Black Beaver was born 1806 at the site of Belleville, IL, and came southwest as a young man. His band of Delaware lived as neighbors to the Absentee Shawnee near the Oklahoma-Arkansas boundary. Black Beaver’s band lived in many places south of the Canadian River in Oklahoma before the Civil War.
He was interpreter to Col. Henry Dodge on the noted Leavenworth (or Dragoon) Expedition from Fort Gibson to the Wichita village on the Red River in 1834, for the first council between the U.S. and the Plains Indians of Oklahoma.
He and members of his band went to Kansas and served as scouts for the Union army during the Civil War.
After the war, Black Beaver and his friend Jesse Chisholm returned and converted part of the Native American path used by the Union Army into what became the Chisholm Trail. They collected and herded thousands of stray Texas longhorn cattle by the Trail to railheads in Kansas, from there the cattle were shipped East, where beef sold for ten times the price in the West.
Black Beaver resettled at Anadarko, where he built the first brick home in the area. He had 300 acres of fenced and cultivated land as well as cattle, hogs and horses. He became a preacher in the Baptist church, and was counted as a leader among the Indians of the Wichita Agency.
He had three, perhaps four, wives and four daughters. Black Beaver died May 8, 1880 and was buried in a government plot near his old home place in Anadarko, OK. His remains were moved to the Chief’s Knoll at Fort Sill, OK, in 1975..

Roberta Campbell Lawson, was a Lenape-Scots-Irish activist, community organizer, and musician.
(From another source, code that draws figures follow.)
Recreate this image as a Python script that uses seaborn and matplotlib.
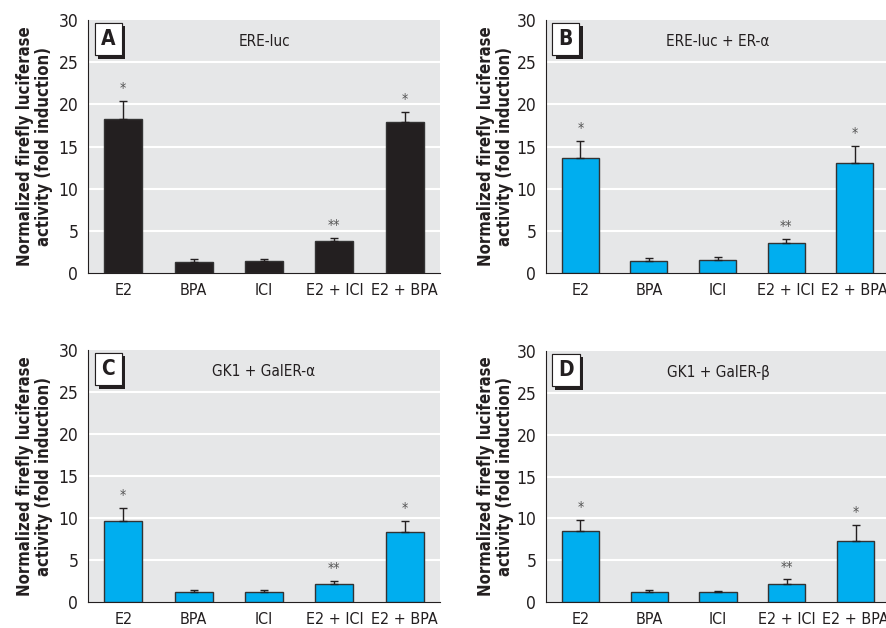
import numpy as np
import pandas as pd
import matplotlib
matplotlib.use('Agg')
import matplotlib.pyplot as plt
import matplotlib.patheffects as pe
from matplotlib import font_manager as fm
from matplotlib.ticker import MultipleLocator
import seaborn as sns

sns.set_style('white')
fonts = fm.fontManager.ttflist
names = {f.name for f in fonts}
cond = [f for f in fonts if 'ondensed' in f.fname or 'arrow' in f.fname]
if 'Liberation Sans Narrow' in names:
    plt.rcParams['font.family'] = ['Liberation Sans Narrow', 'DejaVu Sans']
elif cond:
    plt.rcParams['font.family'] = [cond[0].name, 'DejaVu Sans']
    plt.rcParams['font.stretch'] = 'condensed'
else:
    plt.rcParams['font.family'] = ['Liberation Sans', 'DejaVu Sans']

categories = ['E2', 'BPA', 'ICI', 'E2 + ICI', 'E2 + BPA']
stars = ['*', '', '', '**', '*']

a_mean = [18.3, 1.35, 1.4, 3.75, 17.9]
a_upper = [20.4, 1.65, 1.65, 4.2, 19.1]
b_mean = [13.6, 1.4, 1.5, 3.6, 13.0]
b_upper = [15.7, 1.75, 1.85, 4.0, 15.1]
c_mean = [9.6, 1.15, 1.2, 2.1, 8.3]
c_upper = [11.2, 1.4, 1.45, 2.5, 9.6]
d_mean = [8.5, 1.25, 1.15, 2.2, 7.3]
d_upper = [9.85, 1.45, 1.35, 2.7, 9.25]

panels = [
    ('A', 'ERE-luc', a_mean, a_upper, '#231f20'),
    ('B', 'ERE-luc + ER-\u03b1', b_mean, b_upper, '#00aeef'),
    ('C', 'GK1 + GalER-\u03b1', c_mean, c_upper, '#00aeef'),
    ('D', 'GK1 + GalER-\u03b2', d_mean, d_upper, '#00aeef'),
]

W, H = 887, 628
# axes rectangles in pixels: left, top, right, bottom
boxes = [(88, 20, 440, 273), (546, 20, 889, 273),
         (88, 350, 440, 602), (546, 351, 890, 602)]
ypads = [4, 2, 4, 2]

fig = plt.figure(figsize=(8.87, 6.28), dpi=100)
ylab = 'Normalized firefly luciferase\nactivity (fold induction)'

for (letter, title, mean, upper, color), (l, t, r, b), pad in zip(panels, boxes, ypads):
    ax = fig.add_axes([l / W, 1 - b / H, (r - l) / W, (b - t) / H])
    df = pd.DataFrame({'group': categories, 'value': mean})
    sns.barplot(data=df, x='group', y='value', ax=ax, color=color,
                saturation=1, width=0.54, edgecolor='#333333', linewidth=1,
                zorder=3)
    err = np.array(upper) - np.array(mean)
    ax.errorbar(range(len(categories)), mean, yerr=[np.zeros(len(err)), err],
                fmt='none', ecolor='#231f20', elinewidth=1, capsize=3,
                capthick=1, zorder=4)
    for i, s in enumerate(stars):
        if s:
            ax.text(i, upper[i] + 0.7, s, ha='center', va='bottom',
                    fontsize=10, color='#555555')
    ax.set_facecolor('#e6e7e8')
    ax.set_ylim(0, 30)
    ax.set_xlim(-0.5, 4.5)
    ax.yaxis.set_major_locator(MultipleLocator(5))
    ax.yaxis.set_minor_locator(MultipleLocator(2.5))
    ax.set_xticks(np.arange(-0.5, 5, 1), minor=True)
    for y in range(5, 30, 5):
        ax.axhline(y, color='white', lw=1.5, zorder=1)
    for side in ['top', 'right']:
        ax.spines[side].set_visible(False)
    ax.spines['left'].set_color('#231f20')
    ax.spines['bottom'].set_color('#231f20')
    ax.tick_params(axis='y', which='major', length=0, pad=7, labelsize=12.5,
                   labelcolor='#231f20')
    ax.tick_params(axis='y', which='minor', direction='in', length=3,
                   color='#231f20')
    ax.tick_params(axis='x', which='major', length=0, pad=7, labelsize=11.5,
                   labelcolor='#231f20')
    ax.tick_params(axis='x', which='minor', direction='out', length=2,
                   color='#999999')
    ax.set_xlabel('')
    ax.set_ylabel(ylab, fontsize=12, fontweight='bold', color='#231f20',
                  labelpad=pad, linespacing=1.05)
    ax.text(0.5, 0.915, title, transform=ax.transAxes, ha='center',
            va='center', fontsize=11, color='#231f20')
    t = ax.text(0.058, 0.925, letter, transform=ax.transAxes, ha='center',
                va='center', fontsize=15, fontweight='bold', color='#231f20',
                bbox=dict(boxstyle='square,pad=0.3', fc='white',
                          ec='#231f20', lw=0.8), zorder=6)
    t.get_bbox_patch().set_path_effects([
        pe.withSimplePatchShadow(offset=(2.5, -2.5), shadow_rgbFace='#231f20',
                                 alpha=1), pe.Normal()])

fig.savefig('out.png', dpi=100)
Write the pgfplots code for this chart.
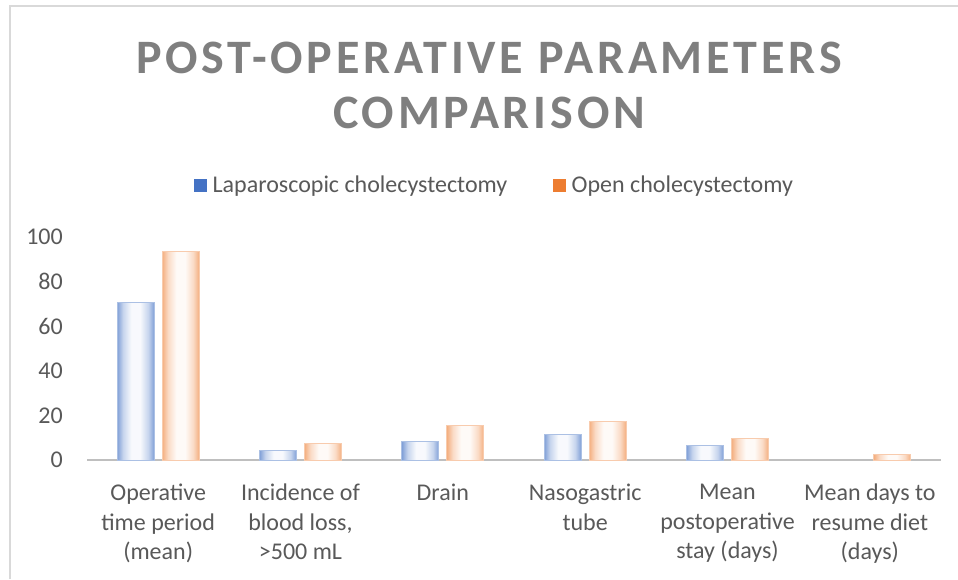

She was born at Alluwe, I.T. (Indian Territory), the daughter of J.E. and Emeline Journeycake Campbell. She was the granddaughter of the Rev. Charles Journeycake, the last tribal chief of the Delaware.
Roberta learned from both sides of her family; she was tutored at home and later attended a seminary and Hardin College in Missouri. From her mother and maternal grandfather Charles, she learned Lenape chants and music, which later inspired her own compositions.
She married lawyer Eugene B. Lawson on Oct. 31, 1901 and they established a home in Nowata, OK.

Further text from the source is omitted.